En tan solo nueve meses de gestión de Pedro Castillo, las expectativas de los agentes económicos se han deteriorado significativamente y la mayoría de los indicadores están en rojo. Al pesimismo empresarial se suman la caída de la confianza del consumidor a mínimos históricos, la volatilidad del tipo de cambio y la reducción de la calificación crediticia soberana, estando a un peldaño de perder el grado de inversión.
Los vientos de cola externos y la continuidad en el manejo macroeconómico no han sido suficientes para contrarrestar el impacto de las malas decisiones adoptadas por el Gobierno. Se ha disparado el riesgo regulatorio y se han dictado medidas a favor de sectores informales e ilegales de la economía.
La premisa básica entre los analistas es que la mayor arma de contención ante los desaguisados del Gobierno es la Constitución Política, especialmente el capítulo económico. Por ello, el Congreso aprobó un candado que precisaba cambios constitucionales a los mecanismos que la propia Carta Magna establece y, así, logró mitigar la incertidumbre reinante. Esto redujo la probabilidad de un escenario disruptivo que traería forzar la redacción de una nueva Constitución, como está ocurriendo en el vecino país del Sur sin medir las consecuencias económicas.
La Convención Constitucional se encuentra reescribiendo el contrato social chileno con reglas de votación que no aseguran opciones equilibradas. Como ejemplos de lo aprobado a la fecha están la eliminación de la autonomía del Banco Central, la eliminación del justiprecio en caso de expropiaciones, cambios al Poder Judicial que no garantizan a los ciudadanos igualdad ante la ley, la creación de un Estado Plurinacional que hará mucho más compleja y onerosa la organización administrativa del Estado, entre otros.
En las palabras del expresidente socialista Ricardo Lagos, “podemos tener una Constitución muy inadecuada para las necesidades del país.
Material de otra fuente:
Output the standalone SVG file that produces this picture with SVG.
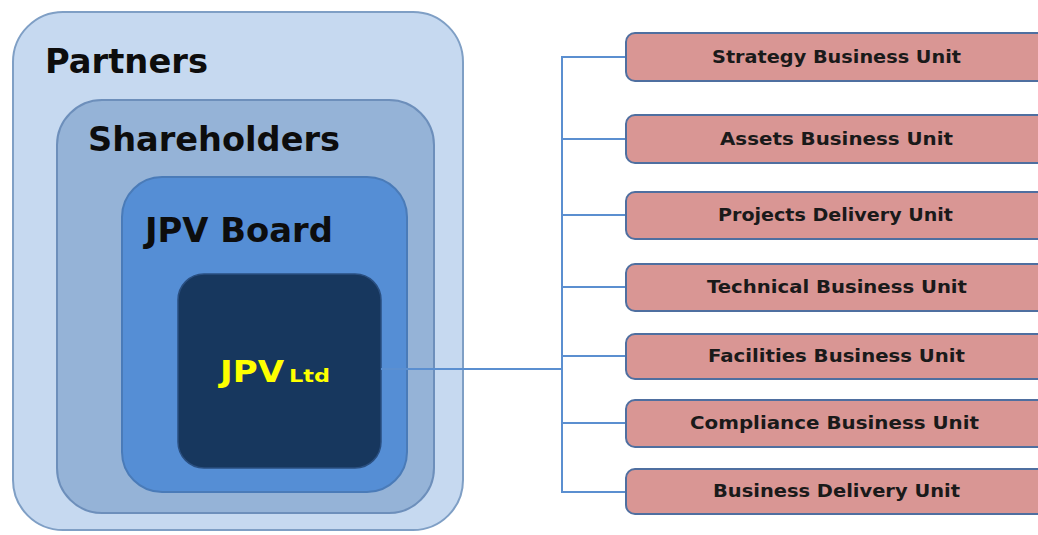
<svg xmlns="http://www.w3.org/2000/svg" width="1038" height="535" viewBox="0 0 1038 535">
<style>
.big{font-family:"DejaVu Sans",Verdana,sans-serif;font-weight:bold;fill:#0d0d0d;font-size:33px}
.unit rect{fill:#d99694;stroke:#4f6fa0;stroke-width:2}
.unit text{font-family:"DejaVu Sans",Verdana,sans-serif;font-weight:bold;font-size:17.5px;fill:#1a1a1a;text-anchor:start}
.conn{stroke:#5b8fd0;stroke-width:2;fill:none}
</style>
<rect width="1038" height="535" fill="#ffffff"/>
<g id="partners">
<rect x="13" y="12" width="450" height="518" rx="50" fill="#c6d9f0" stroke="#7f9fc5" stroke-width="2"/>
<text class="big" x="45" y="73" textLength="163" lengthAdjust="spacingAndGlyphs">Partners</text>
</g>
<g id="shareholders">
<rect x="57" y="100" width="377" height="413" rx="45" fill="#95b3d7" stroke="#6d8fbb" stroke-width="2"/>
<text class="big" x="88" y="151" textLength="252" lengthAdjust="spacingAndGlyphs">Shareholders</text>
</g>
<g id="jpv-board">
<rect x="122" y="177" width="285" height="315" rx="40" fill="#558ed5" stroke="#4a7bb8" stroke-width="2"/>
<text class="big" x="145" y="242" textLength="188" lengthAdjust="spacingAndGlyphs">JPV Board</text>
</g>
<g id="jpv-ltd">
<rect x="178" y="274" width="203" height="194" rx="26" fill="#17375e" stroke="#2a4f80" stroke-width="1.5"/>
<text x="220" y="382" font-family="DejaVu Sans,Verdana,sans-serif" font-weight="bold" font-size="30" fill="#ffff00" textLength="64" lengthAdjust="spacingAndGlyphs">JPV</text>
<text x="289" y="382" font-family="DejaVu Sans,Verdana,sans-serif" font-weight="bold" font-size="18" fill="#ffff00" textLength="41" lengthAdjust="spacingAndGlyphs">Ltd</text>
</g>
<g id="connectors" class="conn">
<line x1="381" y1="369" x2="562" y2="369"/>
<line x1="562" y1="56" x2="562" y2="493"/>
<line x1="561" y1="57" x2="626" y2="57"/>
<line x1="561" y1="139" x2="626" y2="139"/>
<line x1="561" y1="215" x2="626" y2="215"/>
<line x1="561" y1="287" x2="626" y2="287"/>
<line x1="561" y1="356" x2="626" y2="356"/>
<line x1="561" y1="423" x2="626" y2="423"/>
<line x1="561" y1="492" x2="626" y2="492"/>
</g>
<g id="unit-strategy" class="unit">
<rect x="626" y="33" width="440" height="48" rx="9"/>
<text x="712" y="63" textLength="249" lengthAdjust="spacingAndGlyphs">Strategy  Business Unit</text>
</g>
<g id="unit-assets" class="unit">
<rect x="626" y="115" width="440" height="48" rx="9"/>
<text x="720" y="145" textLength="233" lengthAdjust="spacingAndGlyphs">Assets  Business Unit</text>
</g>
<g id="unit-projects" class="unit">
<rect x="626" y="192" width="440" height="47" rx="9"/>
<text x="718" y="221" textLength="235" lengthAdjust="spacingAndGlyphs">Projects Delivery Unit</text>
</g>
<g id="unit-technical" class="unit">
<rect x="626" y="264" width="440" height="47" rx="9"/>
<text x="707" y="293" textLength="260" lengthAdjust="spacingAndGlyphs">Technical  Business Unit</text>
</g>
<g id="unit-facilities" class="unit">
<rect x="626" y="334" width="440" height="45" rx="9"/>
<text x="708" y="362" textLength="257" lengthAdjust="spacingAndGlyphs">Facilities Business Unit</text>
</g>
<g id="unit-compliance" class="unit">
<rect x="626" y="400" width="440" height="47" rx="9"/>
<text x="690" y="429" textLength="289" lengthAdjust="spacingAndGlyphs">Compliance Business Unit</text>
</g>
<g id="unit-business-delivery" class="unit">
<rect x="626" y="469" width="440" height="45" rx="9"/>
<text x="713" y="497" textLength="247" lengthAdjust="spacingAndGlyphs">Business Delivery Unit</text>
</g>
</svg>
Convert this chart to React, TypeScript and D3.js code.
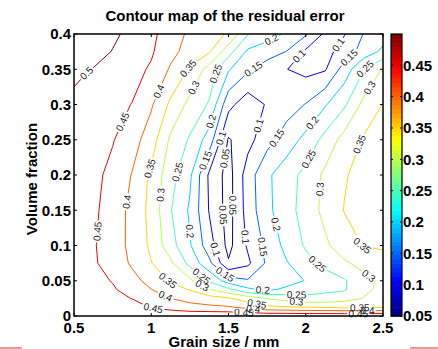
import React from 'react';
import * as d3 from 'd3';

const W = 438, H = 349;
const PL = 74, PR = 383, PT = 34, PB = 316;

// grid of the residual error (columns = grain size, rows = volume fraction, bottom row first)
const gridX = [0.5, 0.625, 0.75, 0.875, 1.0, 1.125, 1.25, 1.375, 1.5, 1.625, 1.75, 1.875, 2.0, 2.125, 2.25, 2.375, 2.5];
const gridY = [0, 0.0125, 0.025, 0.0375, 0.05, 0.075, 0.1, 0.15, 0.2, 0.25, 0.3, 0.35, 0.375, 0.4];
const residual = [
  [0.49, 0.49, 0.49, 0.49, 0.49, 0.49, 0.49, 0.49, 0.49, 0.49, 0.49, 0.49, 0.49, 0.49, 0.49, 0.49, 0.49],
  [0.485, 0.48, 0.475, 0.47, 0.447, 0.43, 0.415, 0.41, 0.405, 0.385, 0.36, 0.355, 0.348, 0.345, 0.34, 0.34, 0.345],
  [0.48, 0.47, 0.462, 0.449, 0.422, 0.40, 0.385, 0.37, 0.355, 0.325, 0.297, 0.28, 0.262, 0.265, 0.28, 0.302, 0.32],
  [0.478, 0.465, 0.455, 0.432, 0.401, 0.37, 0.347, 0.302, 0.262, 0.21, 0.19, 0.21, 0.232, 0.24, 0.245, 0.29, 0.312],
  [0.475, 0.462, 0.448, 0.416, 0.383, 0.345, 0.31, 0.243, 0.175, 0.155, 0.16, 0.18, 0.202, 0.222, 0.245, 0.285, 0.31],
  [0.47, 0.456, 0.43, 0.393, 0.352, 0.31, 0.235, 0.163, 0.055, 0.09, 0.159, 0.196, 0.232, 0.265, 0.293, 0.316, 0.335],
  [0.47, 0.455, 0.423, 0.388, 0.34, 0.27, 0.205, 0.122, 0.035, 0.107, 0.164, 0.215, 0.256, 0.291, 0.327, 0.352, 0.355],
  [0.475, 0.46, 0.426, 0.387, 0.335, 0.253, 0.193, 0.097, 0.03, 0.121, 0.188, 0.23, 0.271, 0.314, 0.352, 0.375, 0.38],
  [0.475, 0.462, 0.4375, 0.398, 0.339, 0.269, 0.209, 0.092, 0.03, 0.125, 0.191, 0.228, 0.265, 0.31, 0.345, 0.37, 0.38],
  [0.48, 0.466, 0.453, 0.421, 0.374, 0.291, 0.244, 0.177, 0.045, 0.083, 0.132, 0.173, 0.215, 0.266, 0.319, 0.355, 0.37],
  [0.49, 0.476, 0.463, 0.449, 0.406, 0.34, 0.285, 0.245, 0.115, 0.07, 0.105, 0.128, 0.152, 0.195, 0.242, 0.314, 0.352],
  [0.51, 0.498, 0.483, 0.466, 0.444, 0.394, 0.344, 0.28, 0.205, 0.158, 0.128, 0.101, 0.085, 0.095, 0.172, 0.247, 0.305],
  [0.535, 0.52, 0.498, 0.477, 0.456, 0.415, 0.38, 0.355, 0.27, 0.191, 0.17, 0.149, 0.092, 0.085, 0.119, 0.172, 0.21],
  [0.55, 0.535, 0.51, 0.485, 0.461, 0.426, 0.39, 0.37, 0.345, 0.253, 0.223, 0.193, 0.156, 0.09, 0.098, 0.152, 0.18],
];

const levels = [0.05, 0.1, 0.15, 0.2, 0.25, 0.3, 0.35, 0.4, 0.45, 0.5];
const colorTicks = [0.05, 0.1, 0.15, 0.2, 0.25, 0.3, 0.35, 0.4, 0.45];
const xTicks = [0.5, 1, 1.5, 2, 2.5];
const yTicks = [0, 0.05, 0.1, 0.15, 0.2, 0.25, 0.3, 0.35, 0.4];
const cMin = 0.05, cMax = 0.5;

// contour labels: [level, grain size, volume fraction]
const labelSpec = [
  [0.5, 0.593, 0.342], [0.45, 0.81, 0.276], [0.4, 1.035, 0.32], [0.35, 1.24, 0.351],
  [0.3, 1.283, 0.323], [0.25, 1.45, 0.342], [0.2, 1.39, 0.276], [0.15, 1.37, 0.219],
  [0.1, 1.46, 0.252], [0.05, 1.466, 0.224], [0.15, 1.66, 0.351], [0.2, 1.79, 0.387],
  [0.1, 1.95, 0.37], [0.1, 2.243, 0.38], [0.15, 2.275, 0.368], [0.25, 2.37, 0.356],
  [0.3, 2.405, 0.325], [0.1, 1.68, 0.271], [0.15, 1.80, 0.254], [0.2, 2.03, 0.276],
  [0.25, 2.006, 0.224], [0.35, 2.33, 0.245], [0.3, 2.09, 0.18], [0.05, 1.53, 0.157],
  [0.1, 1.607, 0.112], [0.15, 1.72, 0.098], [0.2, 1.79, 0.129], [0.25, 2.07, 0.072],
  [0.35, 2.36, 0.098], [0.3, 2.40, 0.055], [0.2, 1.72, 0.033], [0.25, 1.94, 0.026],
  [0.3, 1.94, 0.02], [0.35, 1.68, 0.013], [0.35, 2.35, 0.009], [0.4, 1.66, 0.009],
  [0.45, 1.6, 0.005], [0.4, 2.4, 0.008], [0.45, 2.34, 0.005], [0.45, 0.657, 0.12],
  [0.4, 0.841, 0.162], [0.35, 0.98, 0.21], [0.3, 1.057, 0.172], [0.25, 1.16, 0.205],
  [0.2, 1.25, 0.12], [0.05, 1.445, 0.143], [0.1, 1.41, 0.094], [0.15, 1.465, 0.056],
  [0.25, 1.316, 0.054], [0.3, 1.327, 0.042], [0.35, 1.10, 0.049], [0.4, 1.089, 0.027],
  [0.45, 1.013, 0.011],
];

function jet(t: number): string {
  const c = (v: number) => Math.max(0, Math.min(1, v));
  const r = c(1.5 - Math.abs(4 * t - 3));
  const g = c(1.5 - Math.abs(4 * t - 2));
  const b = c(1.5 - Math.abs(4 * t - 1));
  return d3.rgb(r * 255, g * 255, b * 255).formatHex();
}

const FONT = 'Liberation Sans, Arial, Helvetica, sans-serif';
const LABEL_SIZE = 10;

export default function App() {
  const x = d3.scaleLinear().domain([0.5, 2.5]).range([PL, PR]);
  const y = d3.scaleLinear().domain([0, 0.4]).range([PB, PT]);
  const ix = d3.scaleLinear().domain(d3.range(gridX.length)).range(gridX);
  const iy = d3.scaleLinear().domain(d3.range(gridY.length)).range(gridY);
  const cb = d3.scaleLinear().domain([cMin, cMax]).range([PB, PT]);
  const lineColor = (v: number) => jet((v - cMin) / (cMax - cMin));

  const nx = gridX.length, ny = gridY.length;
  const contours = d3.contours().size([nx, ny]).thresholds(levels)(residual.flat());
  const lines = contours.map((c: any) => ({
    level: c.value,
    rings: c.coordinates.flatMap((poly: number[][][]) =>
      poly.map((ring) => ring.map(([cx, cy]) => [x(ix(cx - 0.5)), y(iy(cy - 0.5))]))
    ),
  }));

  const placed = labelSpec.map(([lv, lx, ly]) => {
    const L = lines.find((l: any) => Math.abs(l.level - lv) < 1e-9);
    const tx = x(lx), ty = y(ly);
    let best: any = { d: Infinity, px: tx, py: ty, ring: null, i: 0, t: 0 };
    if (L) {
      for (const ring of L.rings) {
        for (let i = 0; i < ring.length - 1; i++) {
          const [ax, ay] = ring[i], [bx, by] = ring[i + 1];
          if (Math.min(ax, bx) < PL - 0.5 || Math.max(ax, bx) > PR + 0.5 ||
              Math.min(ay, by) < PT - 0.5 || Math.max(ay, by) > PB + 0.5) continue;
          const dx = bx - ax, dy = by - ay;
          const len2 = dx * dx + dy * dy;
          if (len2 === 0) continue;
          let t = ((tx - ax) * dx + (ty - ay) * dy) / len2;
          t = Math.max(0, Math.min(1, t));
          const qx = ax + t * dx, qy = ay + t * dy;
          const d = Math.hypot(tx - qx, ty - qy);
          if (d < best.d) best = { d, px: qx, py: qy, ring, i, t };
        }
      }
    }
    let a = 0;
    if (best.ring) {
      const r = best.ring as number[][];
      const cum = [0];
      for (let k = 0; k < r.length - 1; k++) cum.push(cum[k] + Math.hypot(r[k + 1][0] - r[k][0], r[k + 1][1] - r[k][1]));
      const total = cum[cum.length - 1];
      const s0 = cum[best.i] + best.t * (cum[best.i + 1] - cum[best.i]);
      const at = (s: number) => {
        s = ((s % total) + total) % total;
        let k = 0;
        while (k < cum.length - 2 && cum[k + 1] < s) k++;
        const seg = cum[k + 1] - cum[k] || 1;
        const u = (s - cum[k]) / seg;
        return [r[k][0] + u * (r[k + 1][0] - r[k][0]), r[k][1] + u * (r[k + 1][1] - r[k][1])];
      };
      const p1 = at(s0 - 8), p2 = at(s0 + 8);
      a = (Math.atan2(p2[1] - p1[1], p2[0] - p1[0]) * 180) / Math.PI;
    }
    if (a >= 90) a -= 180;
    if (a < -90) a += 180;
    const text = String(lv);
    const w = text.split('').reduce((s, ch) => s + (ch === '.' ? 0.278 : 0.556), 0) * LABEL_SIZE;
    return { level: lv, text, px: best.px, py: best.py, ang: a, w };
  });

  const nBands = 64;
  const bandStep = (cMax - cMin) / nBands;

  return (
    <svg width={W} height={H} style={{ position: 'absolute', left: 0, top: 0, background: '#fff' }} fontFamily={FONT}>
      <defs>
        <clipPath id="plotClip">
          <rect x={PL} y={PT} width={PR - PL} height={PB - PT} />
        </clipPath>
        {lines.map((l: any, i: number) => (
          <mask id={`lm${i}`} key={i} maskUnits="userSpaceOnUse" x={0} y={0} width={W} height={H}>
            <rect x={0} y={0} width={W} height={H} fill="white" />
            {placed.filter((p) => Math.abs(p.level - l.level) < 1e-9).map((p, j) => (
              <rect key={j} transform={`translate(${p.px},${p.py}) rotate(${p.ang})`}
                x={-p.w / 2 - 1.5} y={-4.5} width={p.w + 3} height={9} fill="black" />
            ))}
          </mask>
        ))}
      </defs>
      <rect x={0} y={0} width={W} height={H} fill="#fff" />

      <g clipPath="url(#plotClip)">
        {lines.map((l: any, i: number) => (
          <path key={i}
            d={l.rings.map((r: number[][]) => 'M' + r.map((p) => `${p[0].toFixed(2)},${p[1].toFixed(2)}`).join('L') + 'Z').join('')}
            fill="none" stroke={lineColor(l.level)} strokeWidth={1} strokeLinejoin="round"
            mask={`url(#lm${i})`} />
        ))}
      </g>

      {placed.map((p, i) => (
        <text key={i} transform={`translate(${p.px},${p.py}) rotate(${p.ang})`} textAnchor="middle"
          dy="0.35em" fontSize={LABEL_SIZE} fill="#222">{p.text}</text>
      ))}

      {/* axes box and ticks */}
      <rect x={PL} y={PT} width={PR - PL} height={PB - PT} fill="none" stroke="#000" strokeWidth={1.5} />
      {xTicks.map((v) => (
        <g key={'xt' + v}>
          <line x1={x(v)} x2={x(v)} y1={PB} y2={PB - 3} stroke="#000" />
          <line x1={x(v)} x2={x(v)} y1={PT} y2={PT + 3} stroke="#000" />
          <text x={x(v)} y={333} textAnchor="middle" fontSize={15} fontWeight="bold">{String(v)}</text>
        </g>
      ))}
      {yTicks.map((v) => (
        <g key={'yt' + v}>
          <line x1={PL} x2={PL + 3} y1={y(v)} y2={y(v)} stroke="#000" />
          <line x1={PR} x2={PR - 3} y1={y(v)} y2={y(v)} stroke="#000" />
          <text x={71} y={y(v)} dy="0.36em" textAnchor="end" fontSize={15} fontWeight="bold">{String(v)}</text>
        </g>
      ))}

      {/* colorbar */}
      {d3.range(nBands).map((i) => {
        const v0 = cMin + i * bandStep, v1 = v0 + bandStep;
        return <rect key={'cb' + i} x={391} y={cb(v1)} width={11} height={cb(v0) - cb(v1) + 0.6}
          fill={jet((i + 0.5) / nBands)} />;
      })}
      <rect x={391} y={PT} width={11} height={PB - PT} fill="none" stroke="#000" strokeWidth={1.2} />
      {colorTicks.map((v) => (
        <g key={'ct' + v}>
          <line x1={391} x2={393} y1={cb(v)} y2={cb(v)} stroke="#000" />
          <line x1={402} x2={400} y1={cb(v)} y2={cb(v)} stroke="#000" />
          <text x={403} y={cb(v)} dy="0.36em" fontSize={15} fontWeight="bold">{String(v)}</text>
        </g>
      ))}

      <text x={225} y={21} textAnchor="middle" fontSize={15} fontWeight="bold">Contour map of the residual error</text>
      <text x={224} y={347} textAnchor="middle" fontSize={15} fontWeight="bold">Grain size / mm</text>
      <text transform="translate(37,179) rotate(-90)" textAnchor="middle" fontSize={15} fontWeight="bold">Volume fraction</text>

      <line x1={0} x2={22} y1={348} y2={348} stroke="#d23a2a" strokeWidth={1} />
      <line x1={410} x2={438} y1={348} y2={348} stroke="#d23a2a" strokeWidth={1} />
    </svg>
  );
}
Hay algunas cosas que se han aprobado que me parecen muy graves” (“La Tercera”, 8/4/2022).
El oficialismo quiere replicar el experimento chileno en el Perú por razones ideológicas sin considerar que los problemas estructurales que padecemos responden a la incapacidad del Estado para cumplir con las mínimas responsabilidades establecidas en la Constitución. Sin embargo, insistir en el despropósito de convocar a una asamblea constituyente sin contar con los votos necesarios en el Parlamento y con una aprobación popular de tan solo 7%, según las últimas encuestas, tendría dos interpretaciones muy peligrosas.
La primera sería la de responsabilizar al Congreso de ir “contra la voluntad del pueblo” ante el probable archivamiento de esta iniciativa. Así, el Gobierno estaría creando una cortina de humo para tapar su incompetencia y los indicios de corrupción en su contra y allanaría el camino para una eventual disolución del Congreso, en un contexto de alta desaprobación y convulsión social.
La segunda sería el restaurar un estatismo fallido que controle la actividad productiva y permita la fijación de precios. Esto no solo tendría el objetivo de paliar cosméticamente la delicada coyuntura económica que enfrentan millones de peruanos, sino hacerse del “poder”, como reclama Vladimir Cerrón, e instalar un régimen autoritario y cleptocrático al estilo venezolano o cubano.
El Gobierno se ha embarcado en una cruzada sin retorno. Ante esto, la población tiene la responsabilidad de movilizarse y exigir con firmeza que el Congreso termine con esta intentona estatista que puede ponerle fin al período de transformación económica y social y regresarnos a 1990. En este marco, no hay lugar para la indiferencia ciudadana ni la desidia de los legisladores.